What makes this particularly confusing is that these attacks often masquerade as something else entirely. The person won’t say “your success makes me feel bad about myself.” Instead, they’ll criticize your methods, question your motives, or claim you’re arrogant, showing off, or changing in negative ways. They’ll dress up their discomfort as concern, as honest feedback, as just being real with you. This is why these situations feel so disorienting. You’re defending yourself against stated accusations while the real issue remains unspoken and unacknowledged.

Understanding this pattern doesn’t mean you should accept mistreatment or excuse harmful behavior. But it does offer you something valuable: the ability to depersonalize attacks that were never really personal to begin with. When you recognize that someone’s hostility stems from their internal struggle rather than your actual wrongdoing, you can step out of the defensive spiral. You don’t need to shrink yourself, apologize for your growth, or twist yourself into knots trying to make them comfortable with who you’re becoming.

The truth is that your growth will sometimes make others uncomfortable, and that discomfort will sometimes manifest as aggression toward you. This is especially true when you’re breaking patterns, achieving things that weren’t modeled in your family or social circle, or simply refusing to stay stuck in the same place as everyone around you. Your evolution can feel like an indictment of their stagnation, even when you’ve never said a word about it.
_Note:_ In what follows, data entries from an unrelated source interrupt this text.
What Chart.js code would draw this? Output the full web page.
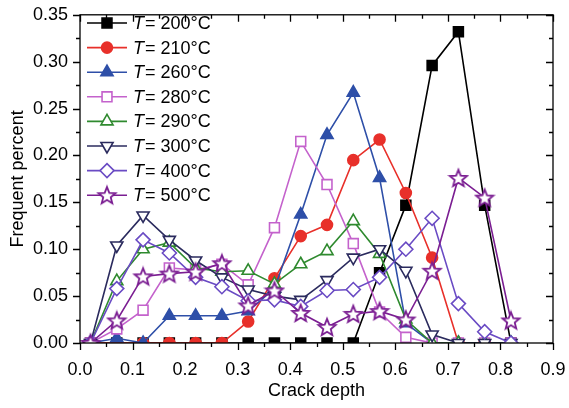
<!DOCTYPE html>
<html>
<head>
<meta charset="utf-8">
<script src="https://cdn.jsdelivr.net/npm/chart.js@4.4.1/dist/chart.umd.min.js"></script>
<style>
  html, body { margin: 0; padding: 0; background: #fff; }
  #wrap { width: 569px; height: 408px; }
</style>
</head>
<body>
<div id="wrap"><canvas id="crackChart" width="569" height="408"></canvas></div>
<script>
// crack depth bins
const depth = [0.02, 0.07, 0.12, 0.17, 0.22, 0.27, 0.32, 0.37, 0.42, 0.47, 0.52, 0.57, 0.62, 0.67, 0.72, 0.77, 0.82];

// frequent percent per temperature
const t200 = [0, 0, 0, 0, 0, 0, 0, 0, 0, 0, 0, 0.075, 0.147, 0.296, 0.332, 0.147, 0];
const t210 = [0, 0, 0, 0, 0, 0, 0.023, 0.069, 0.114, 0.126, 0.195, 0.217, 0.160, 0.091, 0, 0, 0];
const t260 = [0, 0.005, 0, 0.029, 0.029, 0.029, 0.034, 0.058, 0.137, 0.222, 0.267, 0.176, 0.021, 0, 0, 0, 0];
const t280 = [0, 0.015, 0.035, 0.080, 0.078, 0.084, 0.062, 0.123, 0.215, 0.169, 0.106, 0.033, 0.006, 0, 0, 0, 0];
const t290 = [0, 0.066, 0.100, 0.107, 0.080, 0.076, 0.077, 0.063, 0.084, 0.098, 0.130, 0.095, 0.025, 0, 0, 0, 0];
const t300 = [0, 0.104, 0.136, 0.110, 0.088, 0.070, 0.057, 0.050, 0.046, 0.067, 0.091, 0.100, 0.077, 0.009, 0, 0, 0];
const t400 = [0, 0.058, 0.110, 0.096, 0.070, 0.060, 0.045, 0.046, 0.039, 0.056, 0.057, 0.070, 0.100, 0.133, 0.042, 0.012, 0];
const t500 = [0, 0.024, 0.071, 0.074, 0.076, 0.085, 0.040, 0.056, 0.032, 0.017, 0.031, 0.034, 0.025, 0.077, 0.176, 0.155, 0.024];

const temps = ['200', '210', '260', '280', '290', '300', '400', '500'];
const xTicks = [0, 0.1, 0.2, 0.3, 0.4, 0.5, 0.6, 0.7, 0.8, 0.9];
const yTicks = [0, 0.05, 0.10, 0.15, 0.20, 0.25, 0.30, 0.35];

const FONT = '"Liberation Sans", Arial, sans-serif';

// five point star marker (Chart.js 'star' is an asterisk)
function makeStar(color) {
  const c = document.createElement('canvas');
  c.width = 22; c.height = 22;
  const g = c.getContext('2d');
  g.beginPath();
  for (let i = 0; i < 10; i++) {
    const r = i % 2 === 0 ? 9 : 3.9;
    const a = -Math.PI / 2 + i * Math.PI / 5;
    const px = 11 + r * Math.cos(a), py = 11.8 + r * Math.sin(a);
    if (i === 0) g.moveTo(px, py); else g.lineTo(px, py);
  }
  g.closePath();
  g.fillStyle = '#fff';
  g.fill();
  g.lineWidth = 1.8;
  g.strokeStyle = color;
  g.stroke();
  return c;
}

const seriesStyle = [
  { vals: t200, color: '#000000', fill: '#000000', style: 'rect', r: 7, rot: 0 },
  { vals: t210, color: '#e8302a', fill: '#e8302a', style: 'circle', r: 5.5, rot: 0 },
  { vals: t260, color: '#2e4fa8', fill: '#2e4fa8', style: 'triangle', r: 7, rot: 0 },
  { vals: t280, color: '#c462cc', fill: '#ffffff', style: 'rect', r: 7, rot: 0 },
  { vals: t290, color: '#2f8a2f', fill: '#ffffff', style: 'triangle', r: 7, rot: 0 },
  { vals: t300, color: '#2b2b5e', fill: '#ffffff', style: 'triangle', r: 7, rot: 180 },
  { vals: t400, color: '#6a4bc4', fill: '#ffffff', style: 'rectRot', r: 7, rot: 0 },
  { vals: t500, color: '#7b1e92', fill: '#ffffff', style: null, r: 9, rot: 0 }
];

const datasets = seriesStyle.map((s, i) => {
  const ps = s.style || makeStar(s.color);
  return {
    label: 'T = ' + temps[i] + '°C',
    data: depth.map((d, k) => ({ x: d, y: s.vals[k] })),
    borderColor: s.color,
    backgroundColor: s.fill,
    borderWidth: 1.6,
    pointStyle: ps,
    pointRadius: s.r,
    pointRotation: s.rot,
    pointBorderWidth: 1.6,
    pointBackgroundColor: s.fill,
    pointBorderColor: s.color,
    tension: 0,
    order: seriesStyle.length - i   // later series drawn on top
  };
});

// ticks, frame and legend drawn by hand
const axisDecor = {
  id: 'axisDecor',
  afterDraw(chart) {
    const ctx = chart.ctx;
    const xs = chart.scales.x, ys = chart.scales.y;
    const a = chart.chartArea;
    ctx.save();
    ctx.strokeStyle = '#000';
    ctx.lineWidth = 1.3;
    ctx.strokeRect(a.left, a.top, a.right - a.left, a.bottom - a.top);
    ctx.beginPath();
    for (let v = 0; v <= 0.9001; v += 0.05) {
      const px = Math.round(xs.getPixelForValue(v)) + 0.5;
      const major = Math.abs(v * 10 - Math.round(v * 10)) < 1e-6;
      const len = major ? 7 : 4;
      ctx.moveTo(px, a.bottom); ctx.lineTo(px, a.bottom + len);
      ctx.moveTo(px, a.top); ctx.lineTo(px, a.top + len);
    }
    for (let v = 0; v <= 0.3501; v += 0.025) {
      const py = Math.round(ys.getPixelForValue(v)) + 0.5;
      const major = Math.abs(v * 20 - Math.round(v * 20)) < 1e-6;
      const len = major ? 7 : 4;
      ctx.moveTo(a.left, py); ctx.lineTo(a.left - len, py);
      ctx.moveTo(a.right, py); ctx.lineTo(a.right - len, py);
    }
    ctx.stroke();

    // legend
    const lx0 = 87, lx1 = 127, ly0 = 23, step = 24.6;
    ctx.textBaseline = 'middle';
    chart.data.datasets.forEach((ds, i) => {
      const y = ly0 + i * step;
      ctx.strokeStyle = ds.borderColor;
      ctx.lineWidth = 1.6;
      ctx.beginPath();
      ctx.moveTo(lx0, y); ctx.lineTo(lx1, y);
      ctx.stroke();
      ctx.fillStyle = ds.pointBackgroundColor;
      ctx.strokeStyle = ds.pointBorderColor;
      Chart.helpers.drawPoint(ctx, { pointStyle: ds.pointStyle, radius: ds.pointRadius, rotation: ds.pointRotation, borderWidth: 1.6 }, (lx0 + lx1) / 2, y);
      ctx.fillStyle = '#000';
      ctx.font = 'italic 18px ' + FONT;
      ctx.fillText('T', 133, y + 1);
      const tw = ctx.measureText('T').width;
      ctx.font = '18px ' + FONT;
      ctx.fillText('= ' + temps[i] + '°C', 133 + tw + 1, y + 1);
    });
    ctx.restore();
  }
};

const config = {
  type: 'line',
  data: { datasets: datasets },
  options: {
    responsive: false,
    animation: false,
    layout: { padding: { top: 8, right: 16, left: 0, bottom: 0 } },
    plugins: { legend: { display: false }, tooltip: { enabled: false } },
    scales: {
      x: {
        type: 'linear',
        min: 0, max: 0.9,
        afterBuildTicks: s => { s.ticks = xTicks.map(v => ({ value: v })); },
        afterFit: s => { s.height = 65; s.paddingRight = 0; s.paddingLeft = 0; },
        grid: { display: false },
        border: { display: false },
        ticks: {
          color: '#000',
          font: { family: FONT, size: 18 },
          padding: 8,
          maxRotation: 0,
          callback: v => v.toFixed(1)
        },
        title: { display: true, text: 'Crack depth', color: '#000', font: { family: FONT, size: 18 }, padding: { top: 0, bottom: 6 } }
      },
      y: {
        min: 0, max: 0.35,
        afterBuildTicks: s => { s.ticks = yTicks.map(v => ({ value: v })); },
        afterFit: s => { s.width = 80; },
        grid: { display: false },
        border: { display: false },
        ticks: {
          color: '#000',
          font: { family: FONT, size: 18 },
          padding: 4,
          callback: v => v.toFixed(2)
        },
        title: { display: true, text: 'Frequent percent', color: '#000', font: { family: FONT, size: 18 }, padding: { top: 7, bottom: 0 } }
      }
    }
  },
  plugins: [axisDecor]
};

new Chart(document.getElementById('crackChart').getContext('2d'), config);
</script>
</body>
</html>
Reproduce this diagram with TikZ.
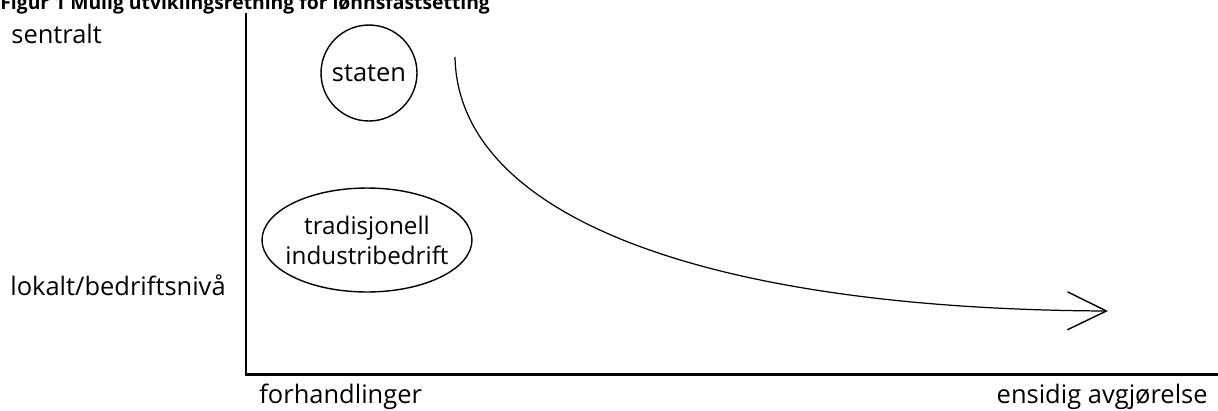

There’s a particular loneliness in being attacked for your light rather than your darkness. It’s one thing to be criticized for genuine mistakes and quite another to be targeted simply for growing, succeeding, or embodying qualities that threaten someone else’s self-image. You might find yourself wanting to dim your light, downplay your wins, or apologize for taking up space. These impulses are understandable but ultimately misguided. Making yourself smaller doesn’t actually help the other person grow larger. It just leaves both of you diminished.

The healthiest response is to hold your ground with compassion. You can acknowledge someone’s pain without accepting responsibility for it. You can recognize that their anger is about their inadequacy without letting that anger dictate your choices. You can even feel empathy for their struggle while maintaining boundaries around how they’re allowed to treat you.Sometimes people will eventually recognize their projection and take responsibility for it. They’ll do their own work, confront their insecurities, and perhaps even apologize. Other times, they won’t. They’ll remain locked in their pattern, continuing to blame external factors for internal struggles. Your role is not to fix them or wait for them to change before you continue growing. Your role is to keep moving forward while refusing to absorb hostility that belongs to someone else’s unresolved issues with themselves.

In the end, being attacked for making someone feel inadequate is less about you and more about where they are in their own journey. Your job is not to manage their feelings by limiting yourself. Your job is to live fully while developing enough wisdom to recognize when someone’s anger is really just pain in disguise, and enough strength to keep shining anyway.